TASK INSTRUCTIONS:
Answer with a number only: how many lines of the data contain "this"?

RAW DATA:
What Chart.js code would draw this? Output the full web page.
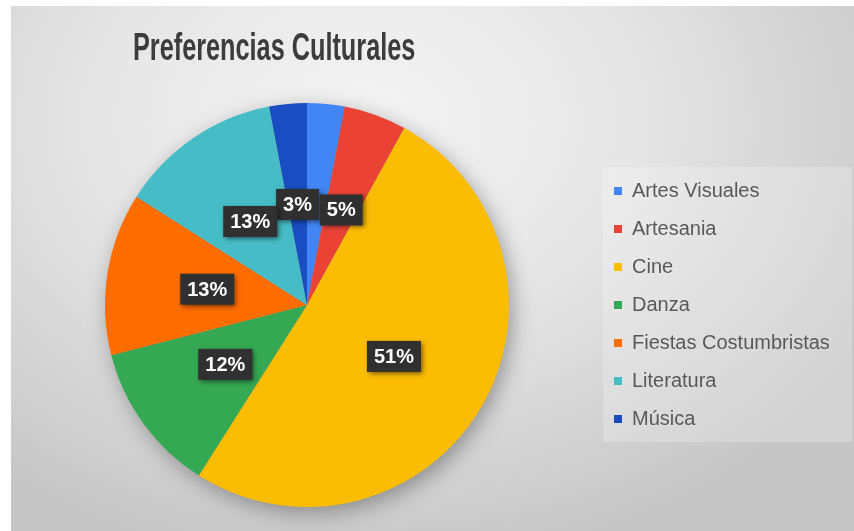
<!DOCTYPE html>
<html>
<head>
<meta charset="utf-8">
<script src="https://cdn.jsdelivr.net/npm/chart.js@4/dist/chart.umd.min.js"></script>
<style>
  html, body { margin: 0; padding: 0; background: #fff; }
  #wrap {
    position: absolute; left: 11px; top: 6px; width: 843px; height: 525px;
    background: radial-gradient(ellipse 70% 85% at 42% 22%, #f4f4f4 0%, #e6e6e6 45%, #cfcfcf 85%, #c6c6c6 100%);
  }
  #title {
    position: absolute; left: 55px; top: 22px; width: 400px; text-align: center;
    font: bold 38px "Liberation Sans", Arial, sans-serif; line-height: 38px;
    color: #3c3c3c; transform: scaleX(0.665); transform-origin: 50% 50%;
    white-space: nowrap;
  }
  canvas { position: absolute; left: 0; top: 0; }
</style>
</head>
<body>
<div id="wrap">
  <canvas id="chart" width="843" height="525"></canvas>
  <div id="title">Preferencias Culturales</div>
</div>
<script>
// Data
const categories = ['Artes Visuales', 'Artesania', 'Cine', 'Danza', 'Fiestas Costumbristas', 'Literatura', 'Música'];
const values = [3, 5, 51, 12, 13, 13, 3];
const colors = ['#4285f4', '#ea4335', '#fbbc04', '#34a853', '#ff6d01', '#46bdc6', '#1a4cc2'];

const FONT = '"Liberation Sans", Arial, sans-serif';

// pie shadow behind all slices
const pieShadow = {
  id: 'pieShadow',
  beforeDatasetsDraw(chart) {
    const arc = chart.getDatasetMeta(0).data[0];
    if (!arc) return;
    const ctx = chart.ctx;
    ctx.save();
    ctx.shadowColor = 'rgba(0,0,0,0.35)';
    ctx.shadowBlur = 22;
    ctx.shadowOffsetX = 4;
    ctx.shadowOffsetY = 6;
    ctx.fillStyle = '#999';
    ctx.beginPath();
    ctx.arc(arc.x, arc.y, arc.outerRadius - 1, 0, Math.PI * 2);
    ctx.fill();
    ctx.restore();
  }
};

// light panel behind the legend
const legendPanel = {
  id: 'legendPanel',
  beforeDraw(chart) {
    const lg = chart.legend;
    if (!lg || !lg.legendHitBoxes || !lg.legendHitBoxes.length) return;
    const first = lg.legendHitBoxes[0];
    const last = lg.legendHitBoxes[lg.legendHitBoxes.length - 1];
    const ctx = chart.ctx;
    ctx.save();
    ctx.fillStyle = 'rgba(255,255,255,0.22)';
    ctx.fillRect(lg.left + 7, first.top - 14, lg.right - lg.left - 9, last.top + last.height - first.top + 27);
    ctx.restore();
  }
};

// Excel-like data labels: dark boxes, labels that overlap a lot are hidden
const dataLabels = {
  id: 'dataLabels',
  afterDatasetsDraw(chart) {
    const meta = chart.getDatasetMeta(0);
    const total = values.reduce((a, b) => a + b, 0);
    const ctx = chart.ctx;
    const placed = [];
    const tol = 8;
    ctx.save();
    ctx.font = 'bold 20px ' + FONT;
    ctx.textAlign = 'center';
    ctx.textBaseline = 'middle';
    for (let i = meta.data.length - 1; i >= 0; i--) {
      const arc = meta.data[i];
      const pos = arc.tooltipPosition();
      const txt = Math.round(values[i] / total * 100) + '%';
      const w = ctx.measureText(txt).width + 14;
      const h = 31;
      const r = { x: pos.x - w / 2, y: pos.y - h / 2, w, h };
      const hit = placed.some(p =>
        r.x + tol < p.x + p.w && r.x + r.w > p.x + tol &&
        r.y + tol < p.y + p.h && r.y + r.h > p.y + tol);
      if (hit) continue;
      placed.push(r);
      ctx.shadowColor = 'rgba(0,0,0,0.55)';
      ctx.shadowBlur = 5;
      ctx.shadowOffsetX = 2;
      ctx.shadowOffsetY = 2;
      ctx.fillStyle = '#303030';
      ctx.fillRect(r.x, r.y, r.w, r.h);
      ctx.shadowColor = 'transparent';
      ctx.fillStyle = '#ffffff';
      ctx.fillText(txt, pos.x, pos.y + 1);
    }
    ctx.restore();
  }
};

// fixed legend width
const legendWidth = {
  id: 'legendWidth',
  beforeInit(chart) {
    const fit = chart.legend.fit;
    chart.legend.fit = function () {
      fit.call(this);
      this.width = 258;
    };
  }
};

new Chart(document.getElementById('chart'), {
  type: 'pie',
  data: {
    labels: categories,
    datasets: [{
      data: values,
      backgroundColor: colors,
      borderWidth: 0
    }]
  },
  options: {
    responsive: false,
    animation: false,
    layout: { padding: { left: 7, right: 0, top: 97, bottom: 24 } },
    plugins: {
      title: { display: false },
      tooltip: { enabled: false },
      legend: {
        position: 'right',
        align: 'center',
        labels: {
          boxWidth: 8,
          boxHeight: 8,
          padding: 18,
          color: '#595959',
          font: { size: 20, family: FONT }
        }
      }
    }
  },
  plugins: [legendWidth, legendPanel, pieShadow, dataLabels]
});
</script>
</body>
</html>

EXERCISE RESULT:
3